Family pic

Family pic

Friday, May 19, 2017

Same-Gender Attraction

In my blog today, I’m going to talk about probably one of the most controversial topics in the world today, same gender attraction. I don’t particularly feel I am worthy to talk about this, one reason being I’ve never had to deal with being attracted to the opposite sex, my second reason is because I’m still forming my opinion on this topic and trying to make sense of the message I want to convey. I’ll make one thing clear, I do have a stance on gay marriage, but that’s not what this blog is about; it’s not to voice my views or opinions, it’s about spreading truth. I’ve seen too many people debate about this on social media.

The one thing I want to touch on is the belief that people who are gay are simply “born that way.” Despite what Macklemore and Lady Gaga have said in their songs, studies have shown evidence against this notion that people are simply born gay. In the article by Dean Byrd titled Homosexuality: Innate and Immutable? What Science Can and Cannot Say a study by Bailey and Pillard on identical twins showed that for every homosexual twin there was about a fifty percent chance that the other twin would also be homosexual. But if the DNA for identical twins is the same, shouldn’t that number be one hundred percent. An argument made was that genes responsible for homosexuality would have disappeared over time from the lack of reproductive activity.
So, if people aren’t born gay, then what does that mean? Well for one it means that it somehow develops in a person as they grow and gain experience in life. There are some factors that can cause this, that don’t affect all people the same way. Some factors include bullying, lack of a father, mother confusion, or a mother who is domineering, inappropriate touch such as being molested, pornography, etc. I feel bad for those who’ve had to experience some of these things and for those who go through life dealing with homosexual tendencies, I imagine it’s a struggle trying to fit into society and to find acceptance with people. I’m happy that there are some out there who have overcome these tendencies and now have heterosexual desires. Here’s a link to a video of some individuals who overcame these homosexual desires called Understanding Same-Sex Attraction: https://www.youtube.com/watch?v=jJhyzqdzpnM.


I mentioned that it’s a struggle for homosexuals to fit into our society when all they have is each other to lean on for support. Our society doesn’t make it easy for them, and doesn’t make it easy for those who are different and not homosexual. We place stereotypes on how men and women should behave and when we see something out of the ordinary we’re quick to judge, or put a label on someone. Amongst younger kids when I was growing up the word “gay” was used way too much. For some kids, when they’re called gay all the time, some will look at some of their gender Atypical behaviors and then call themselves gay. For myself I am a very affectionate and nurturing person, I tend to give people (both boys and girls) hugs and affectionate touch, and that would be seen as gay which it isn’t.

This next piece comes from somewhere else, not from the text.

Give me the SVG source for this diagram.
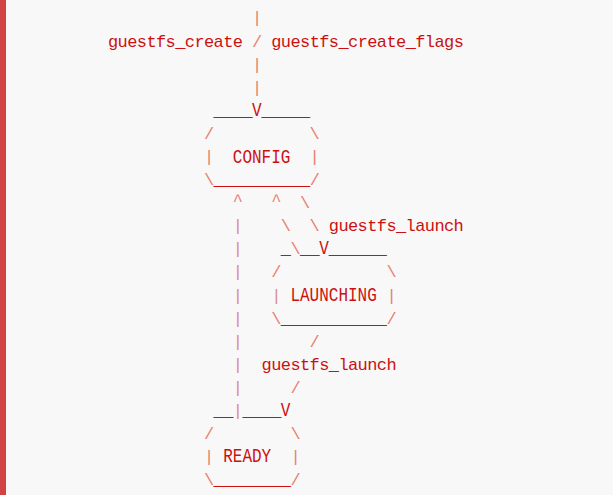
<svg xmlns="http://www.w3.org/2000/svg" width="613" height="495" viewBox="0 0 613 495">
<style>
text{font-family:"Liberation Mono","DejaVu Sans Mono",monospace;font-size:17px;letter-spacing:-0.6px;fill:#cc1010;white-space:pre}
text.cap{font-size:20px;letter-spacing:0}
.p{fill:#e8806e}
.v{fill:#d88a9a}
</style>
<rect x="0" y="0" width="613" height="495" fill="#f8f8f8"/>
<rect x="0" y="0" width="6" height="495" fill="#d24343"/>
<g id="connectors">
<text class="p" x="252" y="23.4">|</text>
<text x="108" y="46.5" xml:space="preserve">guestfs_create <tspan class="p">/</tspan> guestfs_create_flags</text>
<text class="p" x="252" y="69.6">|</text>
<text class="p" x="252" y="92.7">|</text>
<text class="p" x="232.8" y="206">^</text>
<text class="p" x="271.2" y="206">^</text>
<text class="p" x="300" y="208.1">\</text>
<text class="v" x="232.8" y="231.2">|</text>
<text class="p" x="280.8" y="231.2">\</text>
<text class="p" x="309.6" y="231.2">\</text>
<text x="328.8" y="231.2">guestfs_launch</text>
<text class="v" x="232.8" y="254.3">|</text>
<text class="p" x="290.4" y="254.3">\</text>
<text class="v" x="232.8" y="277.4">|</text>
<text class="v" x="232.8" y="300.5">|</text>
<text class="v" x="232.8" y="323.5">|</text>
<text class="v" x="232.8" y="346.6">|</text>
<text class="p" x="309.6" y="346.6">/</text>
<text class="v" x="232.8" y="369.7">|</text>
<text x="261.6" y="369.7">guestfs_launch</text>
<text class="v" x="232.8" y="392.8">|</text>
<text class="p" x="290.4" y="392.8">/</text>
<text class="v" x="232.8" y="415.9">|</text>
</g>
<g id="node-config">
<text x="213.6" y="115.7">____</text>
<text class="cap" transform="translate(252,115.7) scale(0.8,1)">V</text>
<text x="261.6" y="115.7">_____</text>
<text class="p" x="204" y="138.8">/</text>
<text class="p" x="309.6" y="138.8">\</text>
<text class="p" x="204" y="161.9">|</text>
<text class="cap" transform="translate(232.8,162.5) scale(0.8,1)">CONFIG</text>
<text class="p" x="309.6" y="161.9">|</text>
<text x="204" y="185"><tspan class="p">\</tspan>__________<tspan class="p">/</tspan></text>
</g>
<g id="node-launching">
<text x="280.8" y="254.3">_</text>
<text x="300" y="254.3">__</text>
<text class="cap" transform="translate(319.2,254.3) scale(0.8,1)">V</text>
<text x="328.8" y="254.3">______</text>
<text class="p" x="271.2" y="277.4">/</text>
<text class="p" x="386.4" y="277.4">\</text>
<text class="v" x="271.2" y="300.5">|</text>
<text class="cap" transform="translate(290.4,301.1) scale(0.8,1)">LAUNCHING</text>
<text class="p" x="386.4" y="300.5">|</text>
<text x="271.2" y="323.5"><tspan class="p">\</tspan>___________<tspan class="p">/</tspan></text>
</g>
<g id="node-ready">
<text x="213.6" y="415.9">__</text>
<text x="242.4" y="415.9">____</text>
<text class="cap" transform="translate(280.8,415.9) scale(0.8,1)">V</text>
<text class="p" x="204" y="439">/</text>
<text class="p" x="290.4" y="439">\</text>
<text class="p" x="204" y="462.1">|</text>
<text class="cap" transform="translate(223.2,462.1) scale(0.8,1)">READY</text>
<text class="p" x="290.4" y="462.1">|</text>
<text x="204" y="485.1"><tspan class="p">\</tspan>________<tspan class="p">/</tspan></text>
</g>
</svg>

I would sometimes share a bed with my best friends, also not gay, but people have a different way of perceiving the world. If we weren’t so quick to judge maybe this wouldn’t be a problem. I think too often with parents, particularly fathers, spend too much time worrying about their sons becoming gay, and in the event that it does happen, a lot of time is spent judging them and trying to “fix” them instead of loving them and trying to understand them and help them through it. Like I said, I don’t know from experience, but it sounds like having homosexual desires is tough. As with all of the world’s challenges, it starts in the home. But I know that there is a solution, and it would take a lot of effort, but I think it’s amazing that there’s help available to those who do struggle with it.